Tour de Bond: Dr. No (1958)

A slight change in schedule for this week — I was away on a business trip to the NYCC. I’ve realized that missing the usual upload day results in a week’s delay, and that sort of delay is contributing to my “blogfade” — I’m not writing on this thing as much as I want to be. So, I’ve decided that I’m going to make a shift to posting daily content– and what better way to begin than with the latest installment of the Tour de Bond, whether it’s Monday or not.

I love this week’s novel. Not only is it part of what I consider the best stretch of quality in the series (for those wondering, that would be the run from 1957 through 1961– From Russia With Love through Thunderball), but it’s Fleming’s tribute to Sax Rhomer’s Fu Manchu novels (my love of which I mentioned in the entry on Live and Let Die). Above and beyond that, though, it represents Fleming’s embrace of the series– in many ways marking the turning point from the occasional novel that he’d write during his stays in Jamaica, into a full-fledged series that became his focus.

Doctor No in many ways is the first true series novel in the line, featuring a plot continuing from the previous novel, as well as several returning characters and locations from earlier entries in the series — Rene Mathis from Casino Royale (who saves Bond from the poison administered by Rosa Klebb at the end of From Russia With Love), and Strangways and Quarrel from Live and Let Die, along with a number of the Jamaica locations that had featured earlier (with which Fleming, who spent winters there at his estate “Goldeneye”, was extremely familiar). There is a continuity of character and setting in Doctor No which, when coupled with Fleming’s usual focus on details, brings Bond’s world more fully into being than ever before.

The villain, Doctor Julius No, is another of Fleming’s grotesqueries: A brilliant-but-twisted (is there any other kind?) scientist, of Chinese and German blood (Fleming’s experiences in World War 2 leading him to again insert Germans as the epitome of evil — even in a story featuring a nominally Chinese villain working for the Russians to sabotage US missile tests), with artificial hands and dextrocardia (his heart on the wrong side of his chest — which saved him when the Tong that he’d stolen millions from cut off his hands and shot him in the chest, leaving him for dead). Like many of Fleming’s villains, No is a sadist, devising complex tortures from Bond, ranging from a deadly centipede placed in his bed (the film famously used a tarantula instead) to a deadly obstacle course that he forces Bond to endure, featuring electric shocks, steam burns, deadly spiders, and finally a fight with a giant squid that would be right at home in a Doc Savage adventure.

In many ways, I love this novel *because* of that pulpyness — From Russia With Love was nearly a Cold War espionage procedural, and this one follows immediately with over-the-top classic pulp, which brings both novels into a sharp relief that strengthens both.
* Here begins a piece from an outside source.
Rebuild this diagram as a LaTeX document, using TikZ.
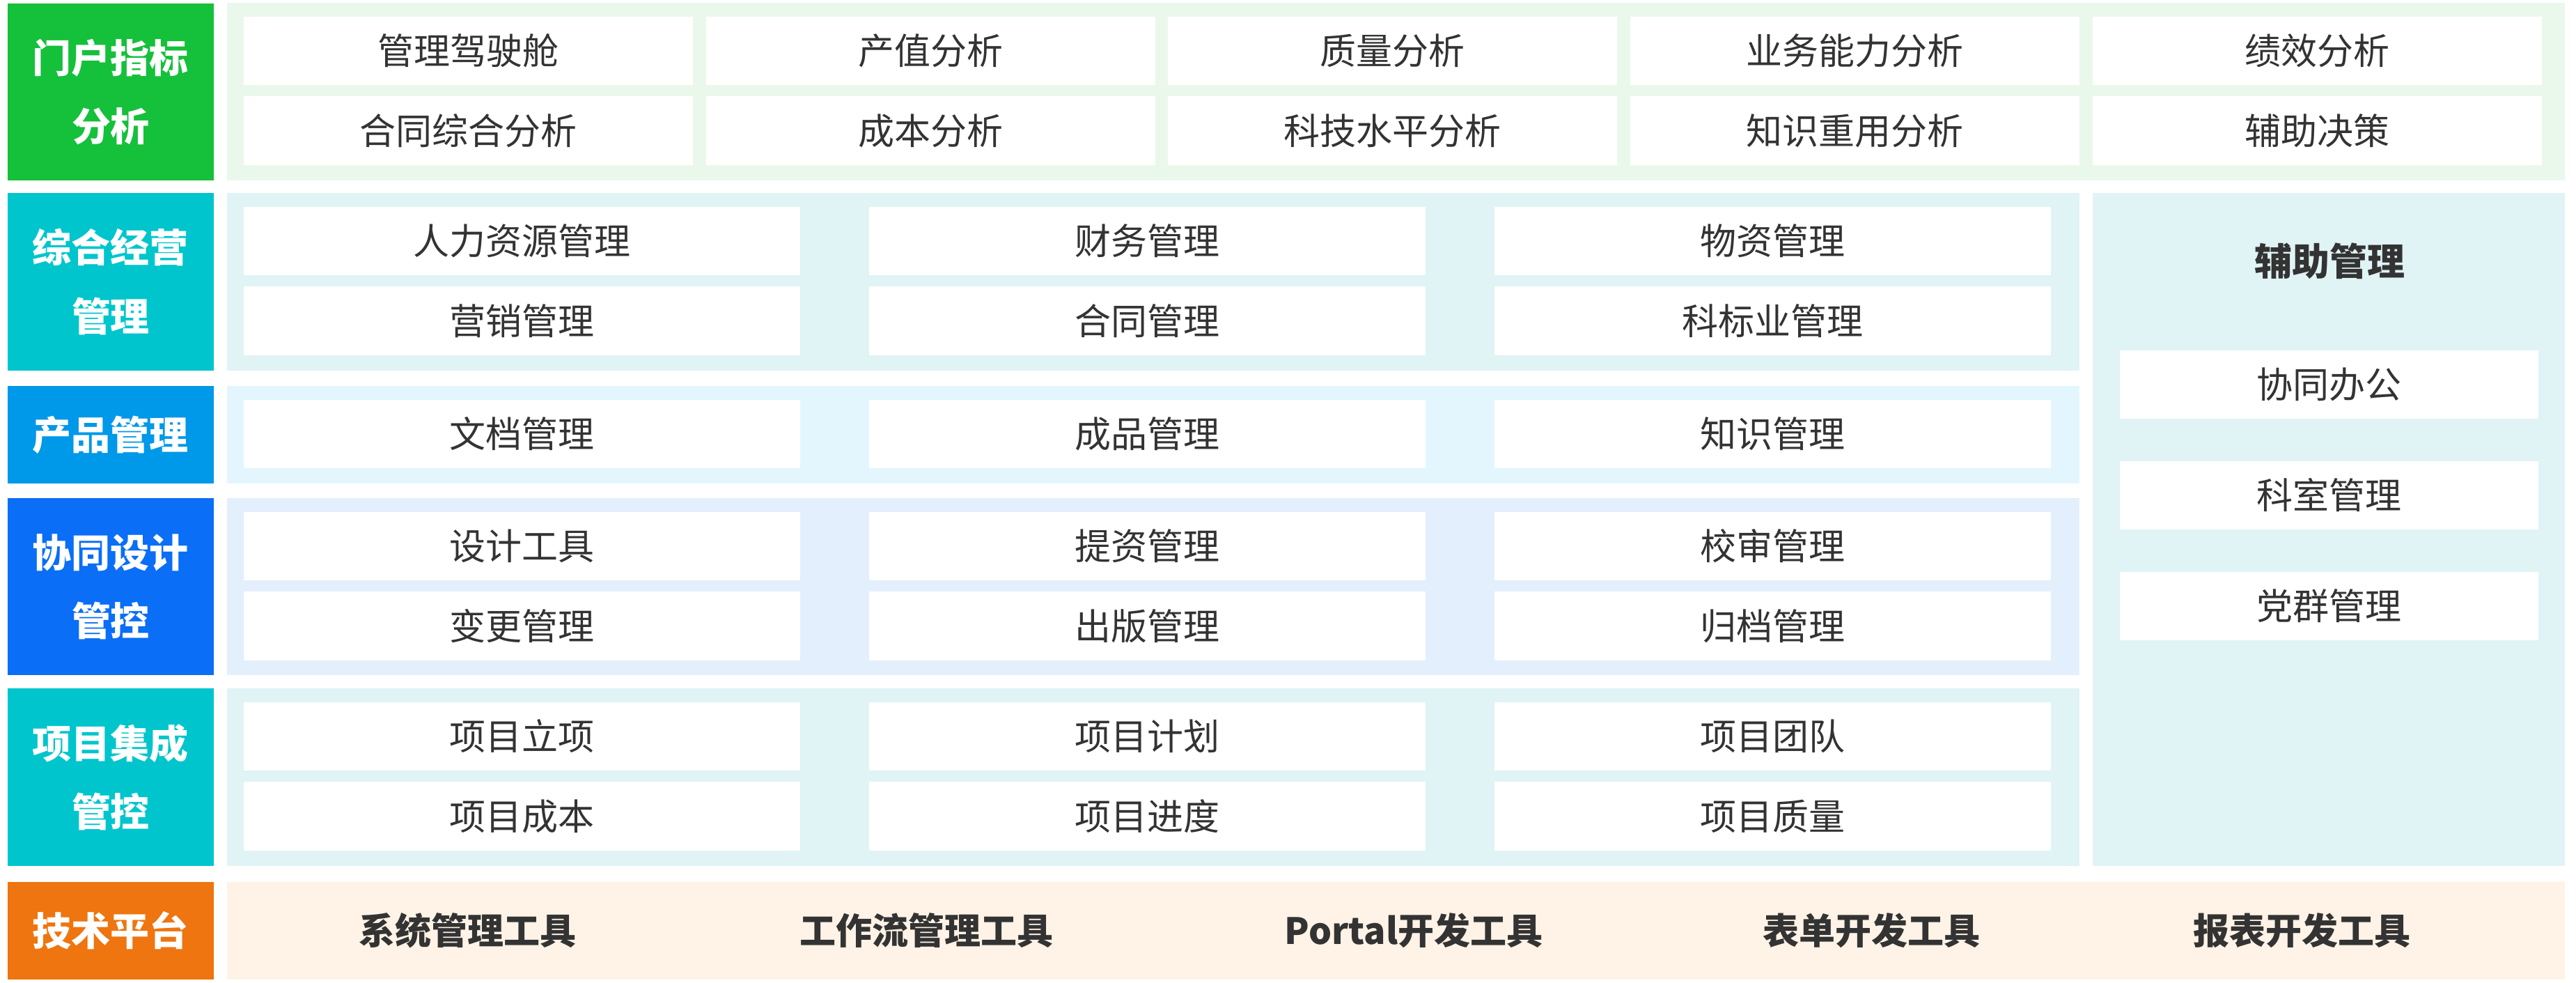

The use of returning characters keeps us grounded in the Bond mythos, which somehow makes the pulp excesses more acceptable to the reader — we’re assured that this is still the same world that we’re familiar with, despite the more over-the-top sequences. It’s a brilliant move by Fleming.

I’m sure it was this pulpyness that led producers to choose Doctor No as the first of the James Bond movies — but in a lot of ways that set the tone for the film series’ increasing outlandishness, thankfully reigned in with Daniel Craig’s performances in recent years.

Next week, we’ll take a look at one of the strongest entries in the series, Goldfinger (1959) — which many consider the best Bond novel of them all (although my personal love of Casino Royale keeps it from the top spot in my estimation).